Mt McLoughlin, Oregon

I am sitting quietly, looking over the most recent pictures from the most recent trip of the most recent weekend. I’m feeling a bit “homesick”, though my home isn’t yet there, and the future is an unknown. I love the sight of the mountain.

Better than television.

I spend time considering whether I will be fit enough for the hike to the summit this year. It’s a hike I think I’d like to take. It seems the sort of thing for terrifically early in the morning on a long long summer day. My thoughts wander with the pictures.

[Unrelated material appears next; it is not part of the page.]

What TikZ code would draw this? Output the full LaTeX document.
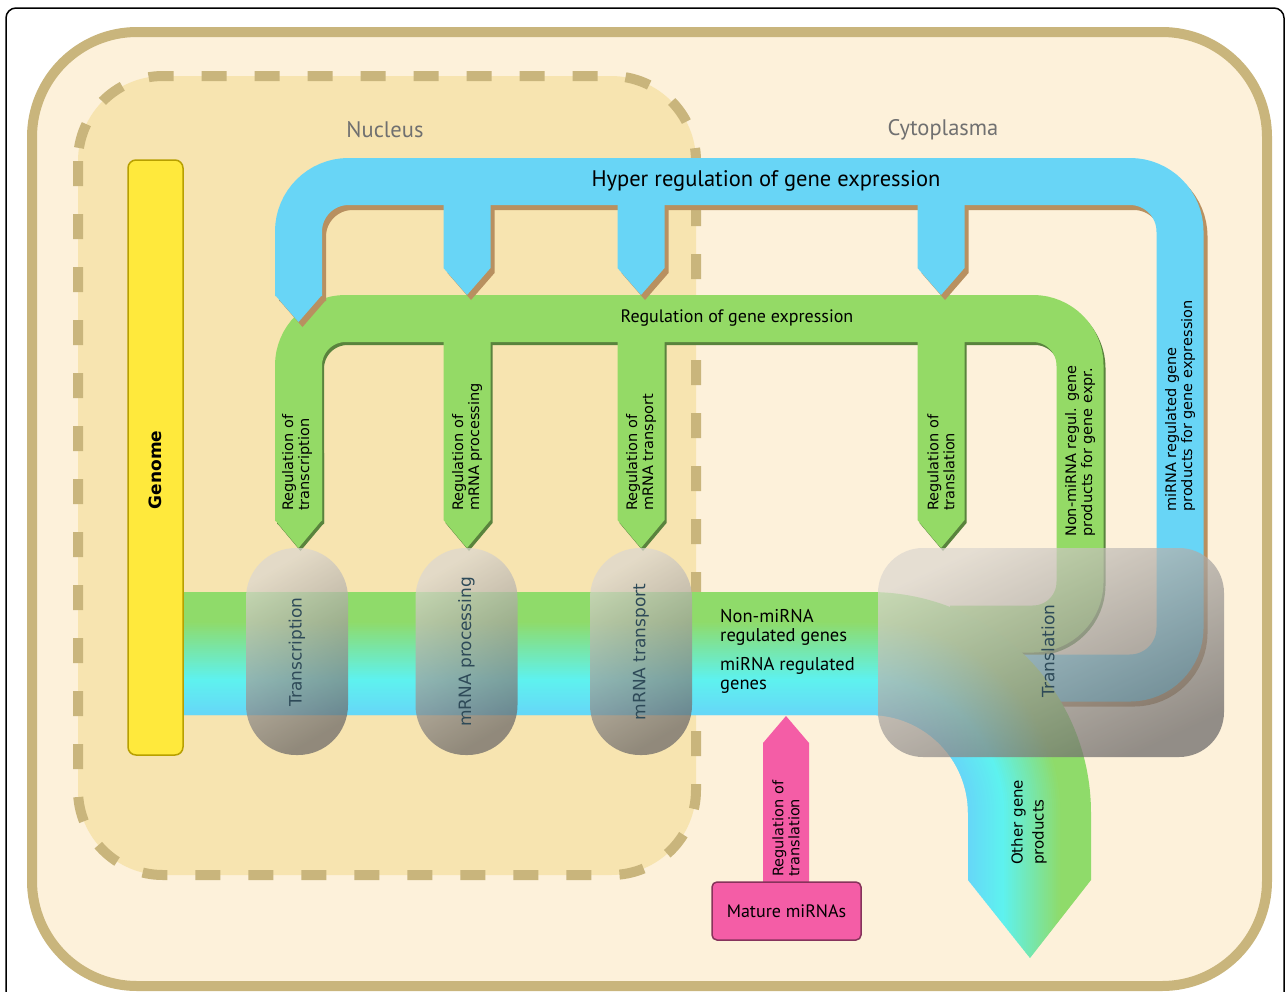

From just a couple weeks ago.

I hurt a great deal tonight, but I’ve got another doctor’s appointment coming up. Fuck middle age. Fuck aging. Fuck pain. lol I guess I’m fortunate to get to find out how fucked aging is, though. The current alternatives are seriously limited. It’s just harder to enjoy my experience filtered through pain; pain narrows my focus, and shrinks my world. Through discomfort I find myself losing perspective. I’m not mad about it, and I’m not giving myself any shit over it, just aware that I hurt enough to be more focused on that, than not, and likely to be cross or short with people, and maybe a little stupid here or there, just being distracted by pain.

I know the drill. I sigh as I sort it out in my head. Some yoga. Physical therapy. Strength training. A big drink of water. A leisurely hot shower. It’s not a cure for pain, but I’ll feel better – and in treating myself well, taking care of me the best I am able to, and feeling even a bit better, I’ll regain some perspective, and enjoy this experience more.